═════ Raw data ═════
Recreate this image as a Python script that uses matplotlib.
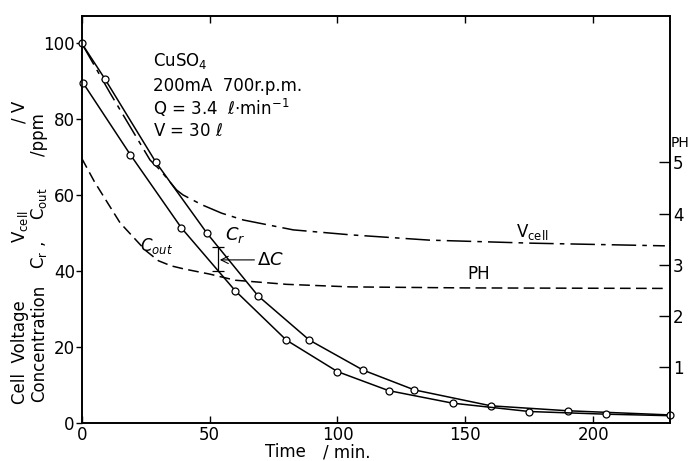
import numpy as np
import matplotlib as mpl
mpl.use('Agg')
import matplotlib.pyplot as plt

# CuSO4 run, 200 mA, 700 r.p.m.
# concentration curves (ppm) vs time (min)
cr_time = [0, 9, 29, 49, 69, 89, 110, 130, 160, 190, 230]
cr_conc = [100, 90.7, 68.7, 50.0, 33.5, 21.9, 14.0, 8.8, 4.6, 3.3, 2.2]
cout_time = [0.6, 19, 39, 60, 80, 100, 120, 145, 175, 205]
cout_conc = [89.5, 70.7, 51.4, 34.9, 21.9, 13.6, 8.6, 5.3, 3.1, 2.4]
# last stretch of the lower curve, drawn without a sample point
cout_tail_time = [205, 230]
cout_tail_conc = [2.4, 2.0]

# cell voltage
vcell_time = [0, 11.1, 26.7, 30.6, 37.1, 39.6, 47, 54.7, 63.2, 82.7, 105, 136, 176, 228]
vcell = [100, 86.9, 69.3, 66.7, 61.4, 60.1, 57.5, 55.3, 53.5, 50.9, 49.6, 48.2, 47.4, 46.7]

# pH of the solution
ph_time = [0, 5, 10, 15, 20, 25, 30, 35, 40, 50, 60, 80, 105, 150, 228]
ph = [5.08, 4.62, 4.22, 3.82, 3.55, 3.28, 3.08, 2.98, 2.92, 2.82, 2.70, 2.62, 2.57, 2.55, 2.54]

xticks = [0, 50, 100, 150, 200]
yticks = [0, 20, 40, 60, 80, 100]
phticks = [1, 2, 3, 4, 5]
dc_time = 53.4

plt.rcParams['font.family'] = 'DejaVu Sans'
plt.rcParams['font.size'] = 12

W, H = 690, 461
fig = plt.figure(figsize=(W / 100, H / 100), dpi=100)
x0, x1, y0, y1 = 81.7, 670, 423.3, 16
ax = fig.add_axes([x0 / W, 1 - y0 / H, (x1 - x0) / W, (y0 - y1) / H])
ax2 = ax.twinx()

lw = 1.1
ax.plot(cout_tail_time, cout_tail_conc, '-', color='black', lw=lw, zorder=2)
ax.plot(cr_time, cr_conc, '-', color='black', lw=lw, marker='o', ms=5,
        mfc='white', mec='black', mew=0.9, clip_on=False, zorder=3)
ax.plot(cout_time, cout_conc, '-', color='black', lw=lw, marker='o', ms=5,
        mfc='white', mec='black', mew=0.9, clip_on=False, zorder=3)
ax.plot(vcell_time, vcell, color='black', lw=lw, linestyle=(0, (16, 4, 3, 4)))
ax2.plot(ph_time, ph, color='black', lw=lw, linestyle=(0, (7, 3.5)))

ax.set_xlim(0, 230)
ax.set_ylim(0, (y0 - y1) / 3.8)
ax2.set_ylim((418.6 - y0) / 51.25, (418.6 - y1) / 51.25)

ax.set_xticks(xticks)
ax.set_yticks(yticks)
ax2.set_yticks(phticks)
ax.tick_params(axis='x', direction='in', length=5, width=1, top=True, pad=2)
ax.tick_params(axis='y', direction='out', length=4, width=1, pad=1)
ax2.tick_params(axis='y', direction='in', length=8, width=1, pad=2)
for a in (ax, ax2):
    for s in a.spines.values():
        s.set_linewidth(1.2)

# delta C bracket between the two concentration curves
dc_top = np.interp(dc_time, cr_time, cr_conc)
dc_bot = np.interp(dc_time, cout_time, cout_conc)
ax.plot([dc_time, dc_time], [dc_bot, dc_top], color='black', lw=0.9)
ax.plot([dc_time, dc_time], [dc_bot, dc_top], linestyle='none', marker='_',
        ms=9, mew=0.9, color='black')
ax.annotate(r'$\Delta C$', xy=(dc_time + 0.6, 43), xytext=(68.6, 43),
            va='center', ha='left', fontsize=13,
            arrowprops=dict(arrowstyle='->', lw=0.8, color='black',
                            shrinkA=0, shrinkB=0))

# curve labels
ax.text(60, 49.5, r'$C_r$', ha='center', va='center', fontsize=13)
ax.text(29.4, 46.6, r'$C_{out}$', ha='center', va='center', fontsize=12)
ax.text(176, 50.3, r'V$_{\mathrm{cell}}$', ha='center', va='center')
ax.text(155.3, 39.3, 'PH', ha='center', va='center')

# run conditions
cond = ['CuSO$_4$', '200mA  700r.p.m.', r'Q = 3.4  $\ell$$\cdot$min$^{-1}$', r'V = 30 $\ell$']
cond_y = [95.3, 88.8, 83.0, 76.9]
for s, yv in zip(cond, cond_y):
    ax.text(27.9, yv, s, ha='left', va='center')

# axis titles
fig.text(285 / W, 1 - 452 / H, 'Time', ha='center', va='center')
fig.text(323 / W, 1 - 452 / H, '/ min.', ha='left', va='center')
fig.text(671 / W, 1 - 143 / H, 'PH', ha='left', va='center', fontsize=10)

left_outer = [('Cell  Voltage', 352.5), (r'V$_{\mathrm{cell}}$', 227), ('/ V', 111.5)]
left_inner = [('Concentration', 343.5), (r'C$_\mathrm{r}$ ,', 255),
              (r'C$_{\mathrm{out}}$', 203.5), ('/ppm', 135)]
for s, yp in left_outer:
    fig.text(20 / W, 1 - yp / H, s, rotation=90, ha='center', va='center')
for s, yp in left_inner:
    fig.text(39 / W, 1 - yp / H, s, rotation=90, ha='center', va='center')

fig.savefig('out.png', dpi=100)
═════
Each line in the data that holds the string "matplotlib" should be found and copied.

Recreate this image as a Python script that uses matplotlib.
import matplotlib as mpl
import matplotlib.pyplot as plt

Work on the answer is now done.